KRO Company has the very high current ratio, 7.8 indicating high liquidity of the company. This indicates that KRO Company has very high current assets (cash, cash equivalents, receivables, and inventory) and has less current liabilities. This is not so good. The company has more working capital that is not utilized properly. Also, the company has low inventory turnover than that of DPZ. This implies the high current ratio is due to delay in inventory conversion into sales. The quick ratio of the company is 2.82 which is still higher that of DPZ company. The company also has DSO of 42.7, which means it needs to decrease its receivables to a shorter period. The company also has the fixed asset turnover value almost 3 times lesser than that of DPZ. However, in terms of total asset turnover, KRO is doing well than its competitor. This all implies that the company needs to increase the sales of the company. For that, the company must use strategies of increasing inventory turnover and increase the rate of sales. The company must invest its huge working capital in marketing strategies to improve its sales. Also, it needs to sell some of its fixed assets and use it in investing for sales strategy.

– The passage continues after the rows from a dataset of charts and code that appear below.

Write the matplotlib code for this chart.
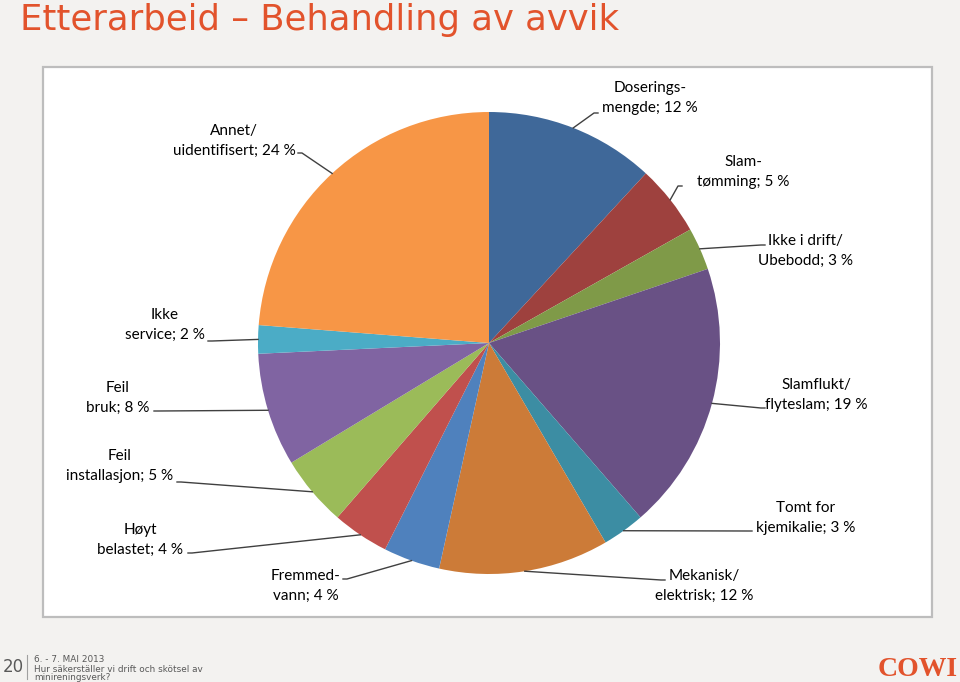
import matplotlib
matplotlib.use("Agg")
import numpy as np
import matplotlib.pyplot as plt
from matplotlib.patches import Rectangle
from matplotlib.lines import Line2D

# data
names = ["Doserings-\nmengde", "Slam-\ntømming", "Ikke i drift/\nUbebodd",
         "Slamflukt/\nflyteslam", "Tomt for\nkjemikalie", "Mekanisk/\nelektrisk",
         "Fremmed-\nvann", "Høyt\nbelastet", "Feil\ninstallasjon", "Feil\nbruk",
         "Ikke\nservice", "Annet/\nuidentifisert"]
values = [12, 5, 3, 19, 3, 12, 4, 4, 5, 8, 2, 24]
colors = ["#3F6899", "#9E413E", "#7F9A48", "#695185", "#3C8DA3", "#CC7B38",
          "#4F81BD", "#C0504D", "#9BBB59", "#8064A2", "#4BACC6", "#F79646"]

W, H = 960, 682
# label centre (x, y from top) and where the leader line meets the text
label_pos = [(650, 98), (743, 172), (805, 251), (816, 395), (806, 518), (704, 586),
             (306, 586), (140, 540), (120, 466), (118, 398), (165, 325), (234, 141)]
leader_end = [(598, 113), (682, 186), (765, 245), (765, 408), (752, 531), (665, 580),
              (343, 579), (188, 553), (177, 482), (154, 411), (208, 341), (298, 153)]

fig = plt.figure(figsize=(9.6, 6.82), dpi=100)
fig.patch.set_facecolor("#F3F2F0")

# chart box
fig.add_artist(Rectangle((43 / W, 1 - 617 / H), (932 - 43) / W, (617 - 67) / H,
                         transform=fig.transFigure, facecolor="white",
                         edgecolor="#BDBDBD", linewidth=1.6, zorder=-5))

cx, cy, r = 489, 343, 231
ax = fig.add_axes([(cx - r) / W, (H - cy - r) / H, 2 * r / W, 2 * r / H])
ax.set_zorder(2)
ax.patch.set_visible(False)
wedges, _ = ax.pie(values, colors=colors, startangle=90, counterclock=False,
                   radius=1, wedgeprops=dict(linewidth=0))
ax.set_xlim(-1, 1)
ax.set_ylim(-1, 1)
ax.set_aspect("equal")
ax.axis("off")

for w, name, v, (tx, ty), (lx, ly) in zip(wedges, names, values, label_pos, leader_end):
    mid = np.deg2rad((w.theta1 + w.theta2) / 2)
    px, py = ax.transData.transform((np.cos(mid), np.sin(mid)))
    fx, fy = lx, H - ly
    stub = 4 if fx < px else -4
    fig.add_artist(Line2D([px, fx + stub, fx], [py, fy, fy], transform=None,
                          color="#404040", linewidth=1, zorder=3))
    fig.text(tx / W, 1 - ty / H, f"{name}; {v} %", ha="center", va="center",
             multialignment="center", fontsize=11, family="Lato",
             linespacing=1.6, color="black")

# title
fig.text(20 / W, 1 - 30 / H, "Etterarbeid – Behandling av avvik", fontsize=25.5,
         family="DejaVu Sans", color="#E2532C", va="baseline", ha="left")

# footer
fig.text(3 / W, 1 - 667 / H, "20", fontsize=12, color="#595959", va="center")
fig.add_artist(Line2D([27 / W, 27 / W], [1 - 655 / H, 1 - 679 / H],
                      transform=fig.transFigure, color="#A0A0A0", linewidth=0.8))
for txt, y in [("6. - 7. MAI 2013", 660), ("Hur säkerställer vi drift och skötsel av", 669),
               ("minireningsverk?", 678)]:
    fig.text(34 / W, 1 - y / H, txt, fontsize=6.4, color="#595959", va="center")

fig.text(958 / W, 1 - 669 / H, "COWI", fontsize=20, family="Liberation Serif",
         weight="bold", color="#E2532C", ha="right", va="center")

fig.savefig("out.png", dpi=100, facecolor=fig.get_facecolor())
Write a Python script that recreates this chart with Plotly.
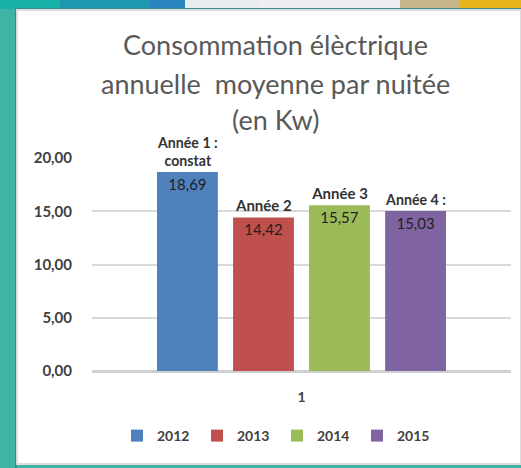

On contrast, KRO has a higher return on equity, higher return on asset and higher times interest earned than its competitor does. This implies that although the company is having comparatively fewer revenue sales than its competitor is, the net profit of the company is, however, significant to satisfy its stakeholders. The net sales of the company are relatively lower than that of its competitor however the net income of the company is company is good enough for given low-profit margin of only 1.57%. The results, therefore, gives confusing results. For the lower sales than the competitor at low margin giving higher net profit is contradicting result. This interpretation is however in the lack of information on profit margin of the competitor and the market. If the profit margin for DPZ and other competitor are lower, only then the result deduced can be justified. In such case, the company should set strategy for improvising sales maximization to increase the market share.
Hence, these were the comparisons and decoctions from the information available of the class and present condition of KRO Company.